Microbial community assembly and dynamics within a mixed-use temperate watershed

Streams and rivers play key roles in global biogeochemical cycles, acting as major transport pathways and gatekeepers governing the movement of carbon and nutrients between land and sea. We are interested in the assembly and composition of the pelagic microbial communities of streams. Pelagic stream environments are inhabited by unique microbial communities that are distinct from the prevailing microbial populations of surrounding soils and the stream benthos.  We are utilizing high-throughput 16S rRNA gene sequencing to comprehensively characterize microbial community composition and dynamics across a large stream network.           
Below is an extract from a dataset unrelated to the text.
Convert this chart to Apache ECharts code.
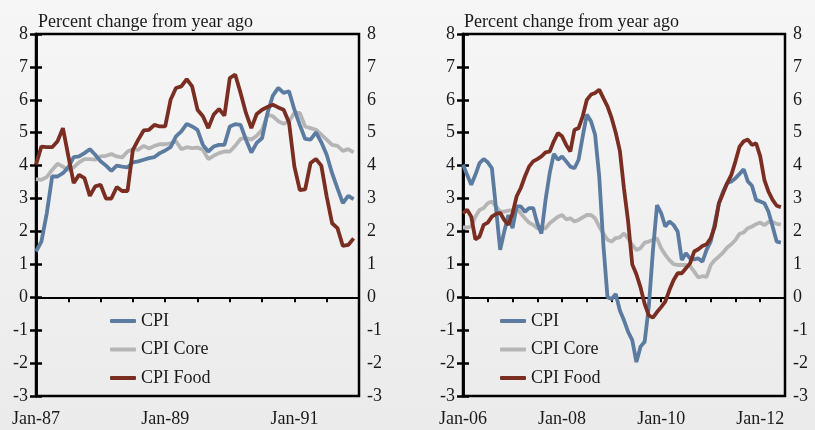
<!DOCTYPE html>
<html>
<head>
<meta charset="utf-8">
<script src="https://cdn.jsdelivr.net/npm/echarts@6/dist/echarts.min.js"></script>
<style>
  html, body { margin: 0; padding: 0; }
  #chart { width: 815px; height: 430px; }
</style>
</head>
<body>
<div id="chart"></div>
<script>
// month index 0 = Jan of first year, monthly points
const labels87 = ['Jan-87', 'Jan-89', 'Jan-91']
const labels06 = ['Jan-06', 'Jan-08', 'Jan-10', 'Jan-12']

const cpi87 = [1.39,1.69,2.55,3.67,3.67,3.77,3.95,4.26,4.28,4.38,4.5,4.33,4.13,4.0,3.84,4.0,3.97,3.95,4.1,4.13,4.18,4.23,4.26,4.38,4.46,4.56,4.89,5.04,5.27,5.19,5.09,4.63,4.43,4.58,4.63,4.63,5.19,5.26,5.24,4.79,4.4,4.69,4.84,5.6,6.13,6.36,6.21,6.26,5.7,5.24,4.81,4.79,5.01,4.71,4.33,3.77,3.31,2.86,3.08,2.98]
const core87 = [3.59,3.57,3.65,3.87,4.06,3.97,3.87,3.95,4.1,4.2,4.2,4.18,4.28,4.3,4.35,4.28,4.25,4.43,4.5,4.48,4.6,4.52,4.6,4.65,4.65,4.68,4.74,4.5,4.56,4.53,4.55,4.48,4.2,4.3,4.38,4.43,4.43,4.6,4.81,4.84,4.79,4.91,5.09,5.55,5.5,5.35,5.27,5.35,5.6,5.6,5.19,5.14,5.09,4.94,4.79,4.63,4.6,4.45,4.5,4.4]
const food87 = [4.03,4.58,4.56,4.56,4.74,5.14,4.3,3.47,3.72,3.62,3.08,3.37,3.42,3.0,3.0,3.35,3.23,3.23,4.48,4.79,5.07,5.09,5.24,5.19,5.19,6.0,6.36,6.41,6.63,6.41,5.7,5.5,5.14,5.55,5.72,5.52,6.66,6.77,6.21,5.6,5.14,5.57,5.7,5.78,5.85,5.77,5.7,5.31,3.97,3.26,3.28,4.08,4.2,4.0,3.06,2.25,2.1,1.56,1.59,1.79]

const cpi06 = [4.03,3.72,3.42,3.72,4.08,4.2,4.1,3.92,2.7,1.44,2.0,2.5,2.1,2.76,2.76,2.6,2.71,2.71,2.25,1.94,2.96,3.77,4.36,4.18,4.28,4.13,3.97,3.92,4.18,4.89,5.55,5.35,4.94,3.67,1.6,0.0,-0.05,0.1,-0.4,-0.7,-1.05,-1.3,-1.97,-1.5,-1.35,-0.3,1.4,2.8,2.56,2.15,2.3,2.2,2.0,1.13,1.34,1.18,1.15,1.18,1.08,1.44,1.69,2.25,2.86,3.21,3.47,3.52,3.62,3.75,3.89,3.52,3.39,2.96,2.91,2.86,2.6,2.15,1.69,1.66]
const core06 = [2.12,2.12,2.15,2.45,2.65,2.71,2.86,2.91,2.76,2.6,2.6,2.63,2.65,2.71,2.55,2.4,2.27,2.2,2.1,2.07,2.1,2.25,2.35,2.45,2.5,2.37,2.4,2.3,2.35,2.43,2.5,2.5,2.4,2.15,1.94,1.75,1.69,1.8,1.82,1.94,1.79,1.59,1.44,1.49,1.66,1.69,1.75,1.79,1.49,1.29,1.13,1.01,0.98,0.98,0.98,0.95,0.78,0.6,0.64,0.62,0.98,1.13,1.24,1.36,1.51,1.61,1.74,1.93,1.97,2.1,2.15,2.22,2.27,2.19,2.29,2.29,2.23,2.21]
const food06 = [2.55,2.66,2.45,1.76,1.84,2.2,2.27,2.45,2.53,2.57,2.35,2.2,2.55,3.07,3.32,3.67,3.97,4.13,4.2,4.28,4.4,4.43,4.74,4.99,4.89,4.63,4.43,5.09,5.14,5.5,6.0,6.16,6.21,6.31,6.05,5.8,5.45,5.0,4.45,3.3,2.3,1.0,0.7,0.3,-0.2,-0.55,-0.62,-0.45,-0.3,-0.13,0.22,0.52,0.73,0.73,0.88,1.03,1.39,1.46,1.56,1.61,1.79,2.15,2.86,3.16,3.47,3.72,4.13,4.58,4.74,4.79,4.63,4.68,4.28,3.57,3.21,2.96,2.78,2.74]

const FONT = '"Liberation Serif", "DejaVu Serif", serif'
const INK = '#1a1a1a'
const colors = { cpi: '#5b7ba0', core: '#b5b5b5', food: '#7a2e22' }
const names = ['CPI', 'CPI Core', 'CPI Food']

const pairs = (arr) => arr.map((v, i) => [i, v])

const makeYAxes = (gridIndex) => ['left', 'right'].map(pos => ({
  gridIndex,
  type: 'value',
  position: pos,
  min: -3,
  max: 8,
  interval: 1,
  axisLine: { show: true, lineStyle: { color: '#000', width: 2.5 } },
  axisTick: { show: true, inside: true, length: 6, lineStyle: { color: '#000', width: 2.5 } },
  axisLabel: { color: INK, fontFamily: FONT, fontSize: 18, margin: 8 },
  splitLine: { show: false }
}))

const makeXAxes = (gridIndex, max, labels) => [
  {
    gridIndex,
    type: 'value',
    min: 0,
    max,
    interval: 6,
    axisLine: { show: true, onZero: true, onZeroAxisIndex: gridIndex * 2, lineStyle: { color: '#000', width: 2 } },
    axisTick: { show: true, length: 5, lineStyle: { color: '#000', width: 2 } },
    axisLabel: { show: false },
    splitLine: { show: false }
  },
  {
    gridIndex,
    type: 'value',
    position: 'bottom',
    min: 0,
    max,
    interval: 6,
    axisLine: { show: false, onZero: false },
    axisTick: { show: false },
    axisLabel: {
      color: INK, fontFamily: FONT, fontSize: 18, margin: 14,
      showMinLabel: true,
      formatter: (v) => (v % 24 === 0 && labels[v / 24]) ? labels[v / 24] : ''
    },
    splitLine: { show: false }
  }
]

const makeSeries = (gridIndex, cpi, core, food) => [
  ['CPI', cpi, colors.cpi],
  ['CPI Core', core, colors.core],
  ['CPI Food', food, colors.food]
].map(([name, data, color]) => ({
  name,
  type: 'line',
  xAxisIndex: gridIndex * 2,
  yAxisIndex: gridIndex * 2,
  data: pairs(data),
  symbol: 'none',
  z: name === 'CPI Core' ? 2 : 3,
  lineStyle: { color, width: 3.8 },
  itemStyle: { color }
}))

const legendBase = {
  orient: 'vertical',
  top: 306,
  itemWidth: 26,
  itemHeight: 4,
  itemGap: 8.5,
  icon: 'roundRect',
  data: names,
  textStyle: { color: INK, fontFamily: FONT, fontSize: 18, lineHeight: 20 }
}

const chart = echarts.init(document.getElementById('chart'))
chart.setOption({
  animation: false,
  backgroundColor: {
    type: 'linear', x: 0, y: 0, x2: 0, y2: 1,
    colorStops: [{ offset: 0, color: '#f6f6f6' }, { offset: 1, color: '#ebebeb' }]
  },
  title: [
    { text: 'Percent change from year ago', left: 33, top: 8, textStyle: { color: INK, fontFamily: FONT, fontSize: 18, fontWeight: 'normal' } },
    { text: 'Percent change from year ago', left: 459, top: 8, textStyle: { color: INK, fontFamily: FONT, fontSize: 18, fontWeight: 'normal' } }
  ],
  legend: [
    { ...legendBase, left: 105 },
    { ...legendBase, left: 495 }
  ],
  grid: [
    { left: 36, right: 456, top: 34, bottom: 34, show: true, borderColor: '#000', borderWidth: 2.5, backgroundColor: 'transparent' },
    { left: 463, right: 30, top: 34, bottom: 34, show: true, borderColor: '#000', borderWidth: 2.5, backgroundColor: 'transparent' }
  ],
  xAxis: [...makeXAxes(0, 60, labels87), ...makeXAxes(1, 78, labels06)],
  yAxis: [...makeYAxes(0), ...makeYAxes(1)],
  series: [...makeSeries(0, cpi87, core87, food87), ...makeSeries(1, cpi06, core06, food06)]
})
</script>
</body>
</html>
We have collected a time series of stream microbial community samples distributed throughout a mixed-use, temperate watershed.  We have found that small, headwater streams are typified by high-diversity microbial communities with low representation of known aquatic microbial taxa.  As water moves through the stream network, overall species diversity decreases while the relative abundance of aquatic microbes increases.  This is consistent with previous studies of low-disturbance environments.  However, for two of the five watershed surveys that we conducted, this pattern was disrupted, with species diversity remaining high and the abundance of aquatic microbes low across all stream orders.  We hypothesize that this disruption in community assembly was caused by precipitation-driven alterations in discharge and associated changes in dispersal of microbes from terrestrial environments and in-stream residence time.  Together, these data suggest that microbial community assembly in streams is a highly dynamic process that is shaped by both intrinsic properties of the stream and external environmental factors.